>>>

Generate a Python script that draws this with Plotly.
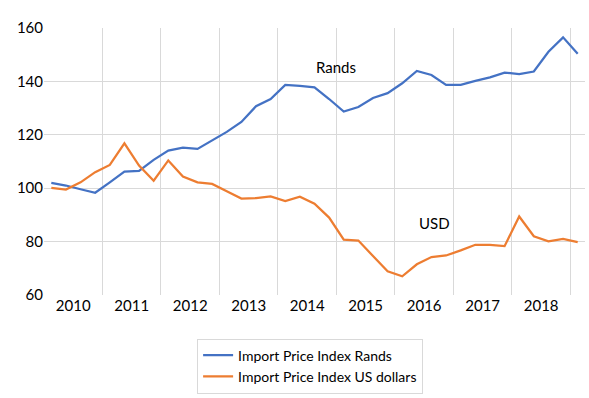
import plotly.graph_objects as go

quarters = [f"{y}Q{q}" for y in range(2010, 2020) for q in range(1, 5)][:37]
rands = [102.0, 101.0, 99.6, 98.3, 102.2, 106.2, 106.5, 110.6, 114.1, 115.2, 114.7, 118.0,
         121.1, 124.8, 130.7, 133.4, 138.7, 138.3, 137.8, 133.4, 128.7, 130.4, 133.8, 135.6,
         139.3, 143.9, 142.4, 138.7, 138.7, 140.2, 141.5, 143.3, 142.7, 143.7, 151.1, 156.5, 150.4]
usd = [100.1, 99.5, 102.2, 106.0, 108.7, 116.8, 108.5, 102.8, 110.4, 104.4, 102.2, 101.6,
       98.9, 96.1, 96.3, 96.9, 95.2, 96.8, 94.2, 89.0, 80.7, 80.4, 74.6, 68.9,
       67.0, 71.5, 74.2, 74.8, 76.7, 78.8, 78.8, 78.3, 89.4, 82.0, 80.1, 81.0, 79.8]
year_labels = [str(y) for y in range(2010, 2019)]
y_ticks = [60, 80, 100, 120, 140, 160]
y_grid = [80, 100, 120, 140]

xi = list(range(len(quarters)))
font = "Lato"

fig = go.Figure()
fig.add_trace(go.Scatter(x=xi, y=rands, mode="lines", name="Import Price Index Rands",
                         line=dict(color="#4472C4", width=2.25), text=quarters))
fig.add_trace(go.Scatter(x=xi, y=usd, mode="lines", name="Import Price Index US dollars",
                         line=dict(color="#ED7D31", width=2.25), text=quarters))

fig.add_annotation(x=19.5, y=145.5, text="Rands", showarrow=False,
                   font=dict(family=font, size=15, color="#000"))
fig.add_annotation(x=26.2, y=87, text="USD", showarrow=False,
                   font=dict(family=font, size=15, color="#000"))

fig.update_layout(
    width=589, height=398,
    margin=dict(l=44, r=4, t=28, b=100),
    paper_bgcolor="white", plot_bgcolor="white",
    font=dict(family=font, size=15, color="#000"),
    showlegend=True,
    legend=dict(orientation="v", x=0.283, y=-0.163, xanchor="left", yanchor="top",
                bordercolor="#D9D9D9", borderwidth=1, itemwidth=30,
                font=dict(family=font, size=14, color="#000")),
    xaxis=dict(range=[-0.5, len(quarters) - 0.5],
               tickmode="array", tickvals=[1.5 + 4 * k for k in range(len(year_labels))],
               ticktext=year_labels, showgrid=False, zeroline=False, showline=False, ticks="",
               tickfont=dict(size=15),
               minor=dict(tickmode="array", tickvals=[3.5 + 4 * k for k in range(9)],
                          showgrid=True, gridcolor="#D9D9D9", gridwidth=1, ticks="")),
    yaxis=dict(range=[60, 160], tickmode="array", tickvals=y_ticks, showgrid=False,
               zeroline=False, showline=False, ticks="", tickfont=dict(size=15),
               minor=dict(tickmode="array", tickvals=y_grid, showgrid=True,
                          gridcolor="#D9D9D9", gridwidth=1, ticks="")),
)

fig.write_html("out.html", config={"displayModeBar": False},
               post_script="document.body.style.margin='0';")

<<<

■ **The request**
Each line of the material must be retyped exactly, except that images are omitted.

■ **Final answer**
Generate a Python script that draws this with Plotly.
import plotly.graph_objects as go

quarters = [f"{y}Q{q}" for y in range(2010, 2020) for q in range(1, 5)][:37]
rands = [102.0, 101.0, 99.6, 98.3, 102.2, 106.2, 106.5, 110.6, 114.1, 115.2, 114.7, 118.0,
         121.1, 124.8, 130.7, 133.4, 138.7, 138.3, 137.8, 133.4, 128.7, 130.4, 133.8, 135.6,
         139.3, 143.9, 142.4, 138.7, 138.7, 140.2, 141.5, 143.3, 142.7, 143.7, 151.1, 156.5, 150.4]
usd = [100.1, 99.5, 102.2, 106.0, 108.7, 116.8, 108.5, 102.8, 110.4, 104.4, 102.2, 101.6,
       98.9, 96.1, 96.3, 96.9, 95.2, 96.8, 94.2, 89.0, 80.7, 80.4, 74.6, 68.9,
       67.0, 71.5, 74.2, 74.8, 76.7, 78.8, 78.8, 78.3, 89.4, 82.0, 80.1, 81.0, 79.8]
year_labels = [str(y) for y in range(2010, 2019)]
y_ticks = [60, 80, 100, 120, 140, 160]
y_grid = [80, 100, 120, 140]

xi = list(range(len(quarters)))
font = "Lato"

fig = go.Figure()
fig.add_trace(go.Scatter(x=xi, y=rands, mode="lines", name="Import Price Index Rands",
                         line=dict(color="#4472C4", width=2.25), text=quarters))
fig.add_trace(go.Scatter(x=xi, y=usd, mode="lines", name="Import Price Index US dollars",
                         line=dict(color="#ED7D31", width=2.25), text=quarters))

fig.add_annotation(x=19.5, y=145.5, text="Rands", showarrow=False,
                   font=dict(family=font, size=15, color="#000"))
fig.add_annotation(x=26.2, y=87, text="USD", showarrow=False,
                   font=dict(family=font, size=15, color="#000"))

fig.update_layout(
    width=589, height=398,
    margin=dict(l=44, r=4, t=28, b=100),
    paper_bgcolor="white", plot_bgcolor="white",
    font=dict(family=font, size=15, color="#000"),
    showlegend=True,
    legend=dict(orientation="v", x=0.283, y=-0.163, xanchor="left", yanchor="top",
                bordercolor="#D9D9D9", borderwidth=1, itemwidth=30,
                font=dict(family=font, size=14, color="#000")),
    xaxis=dict(range=[-0.5, len(quarters) - 0.5],
               tickmode="array", tickvals=[1.5 + 4 * k for k in range(len(year_labels))],
               ticktext=year_labels, showgrid=False, zeroline=False, showline=False, ticks="",
               tickfont=dict(size=15),
               minor=dict(tickmode="array", tickvals=[3.5 + 4 * k for k in range(9)],
                          showgrid=True, gridcolor="#D9D9D9", gridwidth=1, ticks="")),
    yaxis=dict(range=[60, 160], tickmode="array", tickvals=y_ticks, showgrid=False,
               zeroline=False, showline=False, ticks="", tickfont=dict(size=15),
               minor=dict(tickmode="array", tickvals=y_grid, showgrid=True,
                          gridcolor="#D9D9D9", gridwidth=1, ticks="")),
)

fig.write_html("out.html", config={"displayModeBar": False},
               post_script="document.body.style.margin='0';")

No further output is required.